Mark Pittman, Senior Director of Transportation AI at Bentley Systems, framed the issue succinctly: “The future of infrastructure asset management depends on making financial decisions based on empirical evidence rather than historical precedent. By integrating AI-powered asset inspection into its performance-based budgeting process, ALDOT is setting a new standard for data-driven infrastructure planning.”
That shift from precedent to evidence is not purely technical. It requires organisational confidence in the data and a willingness to revisit established assumptions. Tools like Blyncsy can provide the evidence, but leadership still has to act on it.
In Alabama’s case, the long standing commitment to performance based budgeting suggests the institutional groundwork is already in place. AI analytics simply strengthen the feedback loop between observed conditions and financial response.
Building a More Predictable Maintenance Strategy
Beyond immediate budgeting decisions, consistent asset analytics support longer term planning. When condition trends are visible across years rather than snapshots, agencies can better anticipate future funding needs and avoid spikes in expenditure driven by deferred maintenance.
That predictability matters for contractors, suppliers and policymakers alike. Stable, data-informed maintenance programmes reduce the boom-and-bust cycles that often characterise infrastructure spending, creating a healthier ecosystem for delivery.
For ALDOT, integrating AI analytics into its survey programme is a step towards that stability. By reducing reliance on episodic inspections, the department can maintain a more current view of its assets and respond incrementally rather than reactively.

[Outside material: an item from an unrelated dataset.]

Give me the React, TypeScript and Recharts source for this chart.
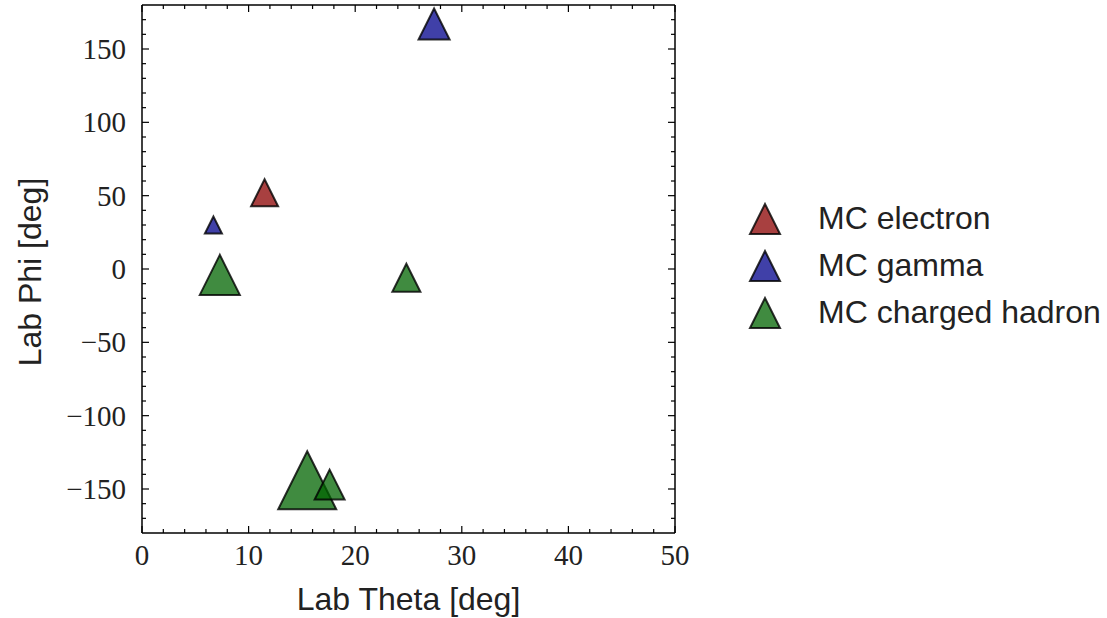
import React from 'react';
import { ScatterChart, Scatter, XAxis, YAxis, ZAxis, Legend, Label } from 'recharts';

// hits: theta, phi in degrees, energy sets marker area
const electronHits = [{ theta: 11.5, phi: 52, energy: 0.65 }];
const gammaHits = [
  { theta: 6.7, phi: 30, energy: 0.26 },
  { theta: 27.4, phi: 167, energy: 0.86 },
];
const hadronHits = [
  { theta: 7.3, phi: -4, energy: 1.43 },
  { theta: 24.8, phi: -6, energy: 0.7 },
  { theta: 15.5, phi: -144, energy: 3.0 },
  { theta: 17.6, phi: -147, energy: 0.8 },
];

const xTicks = [0, 2, 4, 6, 8, 10, 12, 14, 16, 18, 20, 22, 24, 26, 28, 30, 32, 34, 36, 38, 40, 42, 44, 46, 48, 50];
const yTicks = [
  -170, -160, -150, -140, -130, -120, -110, -100, -90, -80, -70, -60, -50, -40, -30, -20, -10, 0,
  10, 20, 30, 40, 50, 60, 70, 80, 90, 100, 110, 120, 130, 140, 150, 160, 170,
];

const series = [
  { name: 'MC electron', data: electronHits, color: '#8b0000' },
  { name: 'MC gamma', data: gammaHits, color: '#00008b' },
  { name: 'MC charged hadron', data: hadronHits, color: '#006400' },
];

const W = 1107;
const H = 618;
const LEFT = 142;
const RIGHT = 675;
const TOP = 5;
const BOTTOM = 533;

const SERIF = '"Liberation Serif", "DejaVu Serif", serif';
const SANS = '"Liberation Sans", Arial, sans-serif';
const fmt = (v: number) => (v < 0 ? '\u2212' + Math.abs(v) : String(v));

const Triangle = ({ cx, cy, width, size, fill }: any) => {
  const w = width ?? 2 * Math.sqrt(size / Math.PI);
  const h = w / 2;
  return (
    <polygon
      points={`${cx},${cy - h} ${cx - h},${cy + h} ${cx + h},${cy + h}`}
      fill={fill}
      fillOpacity={0.75}
      stroke="#000"
      strokeOpacity={0.8}
      strokeWidth={2}
      strokeLinejoin="miter"
    />
  );
};

// inward ticks on bottom + top, label only on majors
const XTick = ({ x, payload }: any) => {
  const major = payload.value % 10 === 0;
  const len = major ? 7 : 4;
  return (
    <g>
      <line x1={x} x2={x} y1={BOTTOM} y2={BOTTOM - len} stroke="#000" strokeWidth={1.2} />
      <line x1={x} x2={x} y1={TOP} y2={TOP + len} stroke="#000" strokeWidth={1.2} />
      {major && (
        <text x={x} y={BOTTOM + 32} textAnchor="middle" fontFamily={SERIF} fontSize={29} fill="#222">
          {fmt(payload.value)}
        </text>
      )}
    </g>
  );
};

// inward ticks on left + right
const YTick = ({ y, payload }: any) => {
  const major = payload.value % 50 === 0;
  const len = major ? 7 : 4;
  return (
    <g>
      <line x1={LEFT} x2={LEFT + len} y1={y} y2={y} stroke="#000" strokeWidth={1.2} />
      <line x1={RIGHT} x2={RIGHT - len} y1={y} y2={y} stroke="#000" strokeWidth={1.2} />
      {major && (
        <text x={LEFT - 16} y={y + 10} textAnchor="end" fontFamily={SERIF} fontSize={29} fill="#222">
          {fmt(payload.value)}
        </text>
      )}
    </g>
  );
};

const XTitle = ({ viewBox }: any) => (
  <text
    x={viewBox.x + viewBox.width / 2}
    y={H - 8}
    textAnchor="middle"
    fontFamily={SANS}
    fontSize={32}
    fill="#222"
  >
    Lab Theta [deg]
  </text>
);

const YTitle = ({ viewBox }: any) => {
  const cx = 30;
  const cy = viewBox.y + viewBox.height / 2 + 3;
  return (
    <text
      x={cx}
      y={cy}
      transform={`rotate(-90 ${cx} ${cy})`}
      textAnchor="middle"
      dominantBaseline="central"
      fontFamily={SANS}
      fontSize={32}
      fill="#222"
    >
      Lab Phi [deg]
    </text>
  );
};

const LegendBox = () => (
  <div style={{ fontFamily: SANS, fontSize: 32, color: '#222' }}>
    {series.map((s) => (
      <div key={s.name} style={{ display: 'flex', alignItems: 'center', height: 47 }}>
        <svg width={40} height={40} style={{ marginRight: 33 }}>
          <polygon
            points="20,5 5,35 35,35"
            fill={s.color}
            fillOpacity={0.75}
            stroke="#000"
            strokeOpacity={0.8}
            strokeWidth={2}
          />
        </svg>
        <span>{s.name}</span>
      </div>
    ))}
  </div>
);

const axisLine = { stroke: '#000', strokeWidth: 1.5 };

export default function App() {
  return (
    <div style={{ position: 'absolute', left: 0, top: 0, background: '#fff' }}>
      <ScatterChart width={W} height={H} margin={{ top: TOP - 1, right: W - RIGHT - 1, bottom: 0, left: 0 }}>
        <XAxis
          type="number"
          dataKey="theta"
          domain={[0, 50]}
          ticks={xTicks}
          interval={0}
          tickSize={0}
          tickMargin={0}
          tickLine={false}
          tick={<XTick />}
          height={H - BOTTOM}
          axisLine={axisLine}
          allowDataOverflow
        >
          <Label content={<XTitle />} />
        </XAxis>
        <XAxis
          xAxisId="top"
          orientation="top"
          type="number"
          domain={[0, 50]}
          tick={false}
          tickLine={false}
          height={1}
          axisLine={axisLine}
          allowDataOverflow
        />
        <YAxis
          type="number"
          dataKey="phi"
          domain={[-180, 180]}
          ticks={yTicks}
          interval={0}
          tickSize={0}
          tickMargin={0}
          tickLine={false}
          tick={<YTick />}
          width={LEFT}
          axisLine={axisLine}
          allowDataOverflow
        >
          <Label content={<YTitle />} />
        </YAxis>
        <YAxis
          yAxisId="right"
          orientation="right"
          type="number"
          domain={[-180, 180]}
          tick={false}
          tickLine={false}
          width={1}
          axisLine={axisLine}
          allowDataOverflow
        />
        <ZAxis type="number" dataKey="energy" domain={[0, 3]} range={[0, 2642]} />
        {series.map((s) => (
          <Scatter
            key={s.name}
            name={s.name}
            data={s.data}
            fill={s.color}
            shape={<Triangle />}
            isAnimationActive={false}
          />
        ))}
        <Legend
          layout="vertical"
          align="center"
          verticalAlign="middle"
          content={<LegendBox />}
          wrapperStyle={{ left: 745, top: 195, width: 360 }}
        />
      </ScatterChart>
    </div>
  );
}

It also positions the agency to expand its use of analytics over time, potentially incorporating additional asset classes or linking condition data more directly with safety and performance outcomes.
A Quiet Shift With Systemic Impact
There is nothing flashy about highway maintenance. It rarely attracts headlines, yet it absorbs a significant share of public infrastructure budgets and has a direct impact on safety and economic performance. Improvements in how maintenance decisions are made therefore have outsized consequences, even when they occur quietly.
ALDOT’s use of AI-driven asset analytics illustrates how incremental changes in data collection can unlock meaningful improvements in financial governance. By enhancing an already mature budgeting framework rather than replacing it, the department has demonstrated a pragmatic path forward for agencies navigating similar constraints.
As infrastructure networks continue to age and public scrutiny intensifies, approaches that link objective condition data to funding decisions will become less optional and more expected. In that context, Alabama’s experience offers a practical example of how digital analytics can support not just better roads, but better stewardship of public investment.